Price retraces upward. It briefly touches the upper order block (inducement zone) and reacts with a small bearish candle — but continues higher, breaking through the upper OB. It then reaches the extreme supply zone. At the extreme supply zone, price forms a rejection candle. This is the valid short entry — aligned with the confirmed structural break, preceded by a valid inducement, from the correct (extreme) order block.
Advanced Inducement FAQs
If the upper order block is an inducement zone, why does price sometimes react from it?
Price may produce a temporary reaction at the upper order block — a brief bullish candle (in a bullish scenario) or a small pause. This happens because some traders see the upper OB as a demand zone and enter there, producing a minor reaction. However, this reaction is typically short-lived and price continues through the upper OB to reach the extreme zone. If you enter from the upper OB and the reaction holds, you got lucky — the structural expectation is that the upper OB will be broken. Enter from the extreme zone consistently and let the upper OB reaction be confirmation that your extreme zone entry is approaching.
Can the upper order block ever be a valid entry zone?
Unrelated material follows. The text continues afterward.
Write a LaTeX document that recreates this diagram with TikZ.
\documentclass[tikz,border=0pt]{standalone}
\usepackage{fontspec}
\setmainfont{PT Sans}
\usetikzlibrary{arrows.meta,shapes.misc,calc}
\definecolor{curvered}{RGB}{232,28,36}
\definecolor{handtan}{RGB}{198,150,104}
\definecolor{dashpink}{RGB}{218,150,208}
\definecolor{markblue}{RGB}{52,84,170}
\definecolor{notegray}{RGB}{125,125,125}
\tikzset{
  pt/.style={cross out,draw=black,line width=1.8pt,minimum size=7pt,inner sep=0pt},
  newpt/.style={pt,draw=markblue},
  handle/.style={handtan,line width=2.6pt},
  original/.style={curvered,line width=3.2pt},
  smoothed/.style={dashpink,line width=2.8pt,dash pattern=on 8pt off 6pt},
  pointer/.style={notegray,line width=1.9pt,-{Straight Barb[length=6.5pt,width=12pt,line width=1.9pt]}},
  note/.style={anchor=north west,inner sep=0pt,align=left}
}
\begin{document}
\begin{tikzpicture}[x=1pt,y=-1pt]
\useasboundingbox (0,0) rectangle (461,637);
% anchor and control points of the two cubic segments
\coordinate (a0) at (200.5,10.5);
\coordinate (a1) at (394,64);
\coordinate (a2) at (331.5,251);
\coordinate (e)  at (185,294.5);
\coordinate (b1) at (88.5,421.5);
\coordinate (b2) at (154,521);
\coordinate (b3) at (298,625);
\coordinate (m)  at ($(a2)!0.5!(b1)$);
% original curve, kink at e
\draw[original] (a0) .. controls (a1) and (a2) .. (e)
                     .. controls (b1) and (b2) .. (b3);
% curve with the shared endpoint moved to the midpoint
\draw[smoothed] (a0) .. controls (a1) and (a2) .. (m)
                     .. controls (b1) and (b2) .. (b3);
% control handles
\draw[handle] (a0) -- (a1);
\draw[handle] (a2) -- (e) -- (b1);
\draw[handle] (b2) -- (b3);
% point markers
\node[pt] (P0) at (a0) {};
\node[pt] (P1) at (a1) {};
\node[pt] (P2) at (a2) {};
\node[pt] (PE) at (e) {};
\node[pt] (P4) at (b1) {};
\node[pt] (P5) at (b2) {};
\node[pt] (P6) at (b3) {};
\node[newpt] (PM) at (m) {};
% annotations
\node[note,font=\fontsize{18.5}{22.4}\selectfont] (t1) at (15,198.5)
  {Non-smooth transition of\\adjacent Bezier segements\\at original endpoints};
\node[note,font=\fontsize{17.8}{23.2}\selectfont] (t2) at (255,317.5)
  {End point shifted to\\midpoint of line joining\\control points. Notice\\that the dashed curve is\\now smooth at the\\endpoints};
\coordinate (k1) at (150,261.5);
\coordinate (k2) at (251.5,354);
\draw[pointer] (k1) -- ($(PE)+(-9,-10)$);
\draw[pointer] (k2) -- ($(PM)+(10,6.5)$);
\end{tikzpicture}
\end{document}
In rare circumstances, if multiple confluence factors align at the upper OB level — a higher timeframe demand zone, a significant liquidity sweep, and a strong confirmation candle — a reduced-size entry from the upper OB can be justified. However, this is the exception and requires additional confluence beyond the OB structure alone. As a rule, the extreme OB is the primary, high-confidence entry zone. Trading from the upper OB as a default produces a significantly lower win rate because you are systematically entering at the zone that is expected to be broken.
What if no valid inducement occurs and price just keeps falling?
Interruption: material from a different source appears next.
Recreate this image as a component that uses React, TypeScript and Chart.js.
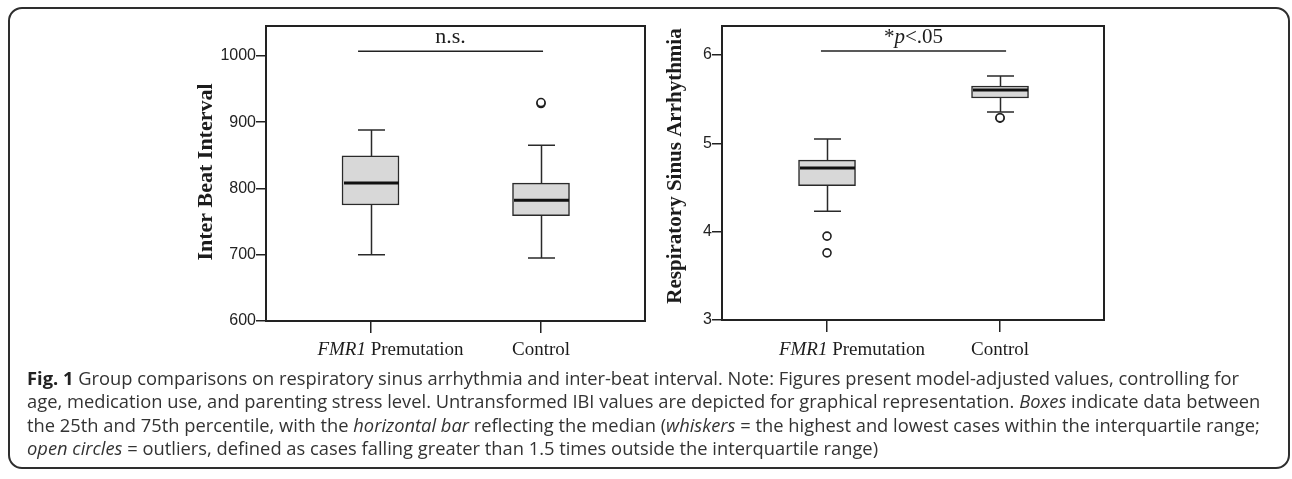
import React, { useEffect, useLayoutEffect, useRef } from 'react';
import { Chart, registerables } from 'chart.js';

Chart.register(...registerables);

// ---------- data ----------
const groupX = [1, 2];

// Inter beat interval (left panel)
const ibiTicks = [600, 700, 800, 900, 1000];
const ibiLow = [700, 695];
const ibiQ1 = [775, 759];
const ibiMedian = [808, 782];
const ibiQ3 = [849, 808];
const ibiHigh = [888, 865];
const ibiOutlierGroup = [2, 2];
const ibiOutlierValue = [928, 929.5];
const ibiSigLineX = [0.927, 2.012];
const ibiSigLineY = 1007;

// Respiratory sinus arrhythmia (right panel)
const rsaTicks = [3, 4, 5, 6];
const rsaLow = [4.23, 5.355];
const rsaQ1 = [4.52, 5.513];
const rsaMedian = [4.72, 5.604];
const rsaQ3 = [4.81, 5.649];
const rsaHigh = [5.05, 5.762];
const rsaOutlierGroup = [1, 1, 2, 2];
const rsaOutlierValue = [3.95, 3.76, 5.285, 5.29];
const rsaSigLineX = [0.965, 2.035];
const rsaSigLineY = 6.045;

type Part = { text: string; italic?: boolean };

type Spec = {
  canvasLeft: number;
  width: number;
  height: number;
  yAxisWidth: number;
  xAxisHeight: number;
  padTop: number;
  padRight: number;
  yMin: number;
  yMax: number;
  yTicks: number[];
  xMin: number;
  xMax: number;
  low: number[];
  q1: number[];
  median: number[];
  q3: number[];
  high: number[];
  outGroup: number[];
  outValue: number[];
  sigX: number[];
  sigY: number;
  sigParts: Part[];
  sigSize: number;
  sigBaseline: number;
  title: string;
  titleX: number;
  titleY: number;
  titleSize: number;
  labelShift: number;
};

const SERIF = '"Liberation Serif", "Times New Roman", serif';
const SANS = '"Liberation Sans", Arial, sans-serif';
const INK = '#1c1c1c';

const leftSpec: Spec = {
  canvasLeft: 180,
  width: 480,
  height: 372,
  yAxisWidth: 86,
  xAxisHeight: 51,
  padTop: 26,
  padRight: 15,
  yMin: 600,
  yMax: 1045,
  yTicks: ibiTicks,
  xMin: 0.387,
  xMax: 2.61,
  low: ibiLow,
  q1: ibiQ1,
  median: ibiMedian,
  q3: ibiQ3,
  high: ibiHigh,
  outGroup: ibiOutlierGroup,
  outValue: ibiOutlierValue,
  sigX: ibiSigLineX,
  sigY: ibiSigLineY,
  sigParts: [{ text: 'n.s.' }],
  sigSize: 22,
  sigBaseline: 43,
  title: 'Inter Beat Interval',
  titleX: 26,
  titleY: 172,
  titleSize: 22,
  labelShift: 20,
};

const rightSpec: Spec = {
  canvasLeft: 640,
  width: 480,
  height: 372,
  yAxisWidth: 82,
  xAxisHeight: 52,
  padTop: 26,
  padRight: 16,
  yMin: 3,
  yMax: 6.328,
  yTicks: rsaTicks,
  xMin: 0.393,
  xMax: 2.601,
  low: rsaLow,
  q1: rsaQ1,
  median: rsaMedian,
  q3: rsaQ3,
  high: rsaHigh,
  outGroup: rsaOutlierGroup,
  outValue: rsaOutlierValue,
  sigX: rsaSigLineX,
  sigY: rsaSigLineY,
  sigParts: [{ text: '*' }, { text: 'p', italic: true }, { text: '<.05' }],
  sigSize: 21,
  sigBaseline: 43,
  title: 'Respiratory Sinus Arrhythmia',
  titleX: 36,
  titleY: 166,
  titleSize: 21,
  labelShift: 25,
};

const BOX_WIDTH = 57;
const CAP_WIDTH = 27;

function drawParts(ctx: CanvasRenderingContext2D, parts: Part[], size: number, cx: number, baseline: number) {
  const fontFor = (p: Part) => `${p.italic ? 'italic ' : ''}${size}px ${SERIF}`;
  let total = 0;
  const widths = parts.map((p) => {
    ctx.font = fontFor(p);
    const w = ctx.measureText(p.text).width;
    total += w;
    return w;
  });
  let x = cx - total / 2;
  ctx.textAlign = 'left';
  ctx.textBaseline = 'alphabetic';
  parts.forEach((p, i) => {
    ctx.font = fontFor(p);
    ctx.fillText(p.text, x, baseline);
    x += widths[i];
  });
}

function BoxChart({ spec }: { spec: Spec }) {
  const ref = useRef<HTMLCanvasElement>(null);

  useEffect(() => {
    const canvas = ref.current;
    if (!canvas) return;

    const boxParts = {
      id: 'boxParts',
      afterDatasetsDraw(chart: any) {
        const { ctx } = chart;
        const x = chart.scales.x;
        const y = chart.scales.y;
        ctx.save();
        groupX.forEach((g, i) => {
          const px = Math.round(x.getPixelForValue(g)) + 0.5;
          const half = CAP_WIDTH / 2;
          const yHi = y.getPixelForValue(spec.high[i]);
          const yQ3 = y.getPixelForValue(spec.q3[i]);
          const yQ1 = y.getPixelForValue(spec.q1[i]);
          const yLo = y.getPixelForValue(spec.low[i]);
          ctx.strokeStyle = '#2a2a2a';
          ctx.lineWidth = 1.5;
          ctx.beginPath();
          ctx.moveTo(px, yQ3);
          ctx.lineTo(px, yHi);
          ctx.moveTo(px - half, yHi);
          ctx.lineTo(px + half, yHi);
          ctx.moveTo(px, yQ1);
          ctx.lineTo(px, yLo);
          ctx.moveTo(px - half, yLo);
          ctx.lineTo(px + half, yLo);
          ctx.stroke();
          const ym = y.getPixelForValue(spec.median[i]);
          ctx.strokeStyle = '#111';
          ctx.lineWidth = 3;
          ctx.beginPath();
          ctx.moveTo(px - BOX_WIDTH / 2 + 1, ym);
          ctx.lineTo(px + BOX_WIDTH / 2 - 1, ym);
          ctx.stroke();
        });
        ctx.restore();
      },
      afterDraw(chart: any) {
        const { ctx, chartArea } = chart;
        const x = chart.scales.x;
        ctx.save();
        // frame
        ctx.strokeStyle = '#222';
        ctx.lineWidth = 2;
        ctx.strokeRect(chartArea.left, chartArea.top, chartArea.right - chartArea.left, chartArea.bottom - chartArea.top);
        ctx.fillStyle = INK;
        // axis title
        ctx.save();
        ctx.translate(spec.titleX, spec.titleY);
        ctx.rotate(-Math.PI / 2);
        ctx.font = `bold ${spec.titleSize}px ${SERIF}`;
        ctx.textAlign = 'center';
        ctx.textBaseline = 'middle';
        ctx.fillText(spec.title, 0, 0);
        ctx.restore();
        // category labels
        const baseY = 355;
        const p1 = x.getPixelForValue(groupX[0]) + spec.labelShift;
        drawParts(ctx, [{ text: 'FMR1', italic: true }, { text: ' Premutation' }], 19, p1, baseY);
        const p2 = x.getPixelForValue(groupX[1]);
        drawParts(ctx, [{ text: 'Control' }], 19, p2, baseY);
        // significance label
        const sx = (x.getPixelForValue(spec.sigX[0]) + x.getPixelForValue(spec.sigX[1])) / 2;
        drawParts(ctx, spec.sigParts, spec.sigSize, sx, spec.sigBaseline);
        ctx.restore();
      },
    };

    const chart = new Chart(canvas, {
      type: 'bar',
      data: {
        datasets: [
          {
            type: 'scatter',
            data: spec.outGroup.map((g, i) => ({ x: g, y: spec.outValue[i] })),
            pointStyle: 'circle',
            pointRadius: 4,
            pointBorderWidth: 1.6,
            pointBorderColor: '#1f1f1f',
            pointBackgroundColor: '#ffffff',
            order: 0,
          } as any,
          {
            type: 'line',
            data: spec.sigX.map((v) => ({ x: v, y: spec.sigY })),
            borderColor: '#222',
            borderWidth: 1.6,
            pointRadius: 0,
            fill: false,
            order: 1,
          } as any,
          {
            type: 'bar',
            data: groupX.map((g, i) => ({ x: g, y: [spec.q1[i], spec.q3[i]] })),
            backgroundColor: '#d8d8d8',
            borderColor: '#2a2a2a',
            borderWidth: 1.5,
            borderSkipped: false,
            barThickness: BOX_WIDTH,
            order: 2,
          } as any,
        ],
      },
      options: {
        animation: false,
        responsive: false,
        maintainAspectRatio: false,
        events: [],
        layout: { padding: { top: spec.padTop, right: spec.padRight, left: 0, bottom: 0 } },
        plugins: { legend: { display: false }, tooltip: { enabled: false }, title: { display: false } },
        scales: {
          x: {
            type: 'linear',
            min: spec.xMin,
            max: spec.xMax,
            offset: false,
            afterBuildTicks: (s: any) => {
              s.ticks = groupX.map((v) => ({ value: v }));
            },
            afterFit: (s: any) => {
              s.height = spec.xAxisHeight;
            },
            ticks: { display: false },
            grid: {
              offset: false,
              drawOnChartArea: false,
              drawTicks: true,
              tickLength: 12,
              color: '#222',
              lineWidth: 1.5,
            },
            border: { display: true, color: '#222', width: 2 },
          },
          y: {
            type: 'linear',
            min: spec.yMin,
            max: spec.yMax,
            beginAtZero: false,
            afterBuildTicks: (s: any) => {
              s.ticks = spec.yTicks.map((v) => ({ value: v }));
            },
            afterFit: (s: any) => {
              s.width = spec.yAxisWidth;
            },
            ticks: {
              padding: 0,
              color: '#222',
              font: { family: SANS, size: 16 },
              callback: (v: any) => String(v),
            },
            grid: {
              drawOnChartArea: false,
              drawTicks: true,
              tickLength: 10,
              color: '#222',
              lineWidth: 1.5,
            },
            border: { display: true, color: '#222', width: 2 },
          },
        },
      } as any,
      plugins: [boxParts],
    });

    return () => chart.destroy();
  }, [spec]);

  return (
    <canvas
      ref={ref}
      width={spec.width}
      height={spec.height}
      style={{ position: 'absolute', left: spec.canvasLeft, top: 0, width: spec.width, height: spec.height }}
    />
  );
}

const CAPTION_FONT = '"Open Sans", "Noto Sans", sans-serif';

export default function App() {
  const capRef = useRef<HTMLDivElement>(null);
  const line1Ref = useRef<HTMLSpanElement>(null);

  useLayoutEffect(() => {
    const cap = capRef.current;
    const l1 = line1Ref.current;
    if (!cap || !l1) return;
    const w = l1.getBoundingClientRect().width;
    if (w > 0) {
      const k = 1212 / w;
      cap.style.transform = `scaleX(${k})`;
    }
  }, []);

  const lineStyle: React.CSSProperties = { whiteSpace: 'nowrap', height: 23.4 };

  return (
    <div style={{ position: 'fixed', inset: 0, background: '#fff', overflow: 'hidden' }}>
      <div
        style={{
          position: 'absolute',
          left: 8,
          top: 7,
          width: 1282,
          height: 462,
          border: '2px solid #2e2e2e',
          borderRadius: 14,
          boxSizing: 'border-box',
        }}
      />
      <BoxChart spec={leftSpec} />
      <BoxChart spec={rightSpec} />
      <div
        ref={capRef}
        style={{
          position: 'absolute',
          left: 27,
          top: 367,
          fontFamily: CAPTION_FONT,
          fontSize: 17.5,
          lineHeight: '23.4px',
          color: '#333',
          transformOrigin: 'left top',
        }}
      >
        <div style={lineStyle}>
          <span ref={line1Ref}>
            <b style={{ color: '#222' }}>Fig. 1</b> Group comparisons on respiratory sinus arrhythmia and inter-beat
            interval. Note: Figures present model-adjusted values, controlling for
          </span>
        </div>
        <div style={lineStyle}>
          age, medication use, and parenting stress level. Untransformed IBI values are depicted for graphical
          representation. <i>Boxes</i> indicate data between
        </div>
        <div style={lineStyle}>
          the 25th and 75th percentile, with the <i>horizontal bar</i> reflecting the median (<i>whiskers</i> = the
          highest and lowest cases within the interquartile range;
        </div>
        <div style={lineStyle}>
          <i>open circles</i> = outliers, defined as cases falling greater than 1.5 times outside the interquartile
          range)
        </div>
      </div>
    </div>
  );
}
If price does not produce a valid inducement before continuing in the impulse direction, the internal structure remains intact and no main high or main low has been confirmed. In this scenario, you have a single extended impulse movement — not a correction followed by a continuation. The correct approach is to continue treating the move as a single impulse and look for the inducement to form at a deeper internal pullback further into the move. Do not identify order blocks or structural breaks from moves that have not produced a valid inducement.
How does this framework connect to the inducement described in basic SMC (fake breakouts)?
Both frameworks describe the same underlying mechanism from different perspectives. The basic inducement concept (fake breakouts at key levels) describes what the inducement looks like from the retail trader's perspective: a fake break that traps them. The advanced candle-based inducement framework describes what it looks like from the structural perspective: the breaking of an internal pullback that validates a main high or low and enables a structural break. The actual market event is the same — price sweeps a liquidity cluster and reverses. The advanced framework gives you the precise rules for when this event is structurally significant and when it is merely noise.
Why must I wait for the structural break before identifying a valid order block?
Because an order block is only valid when it is associated with a confirmed structural break. The institutional orders that create a demand zone are associated with the momentum that broke the prior structural level. Without that structural break, the potential order block is just a random candle cluster — there is no structural event to connect it to. An unconfirmed order block has no institutional backing that can be structurally verified. Only after the structural break — which requires a prior inducement — can you look back at the impulse origin and confidently identify the extreme order block as a zone where institutional orders are likely waiting to be re-activated on the retracement.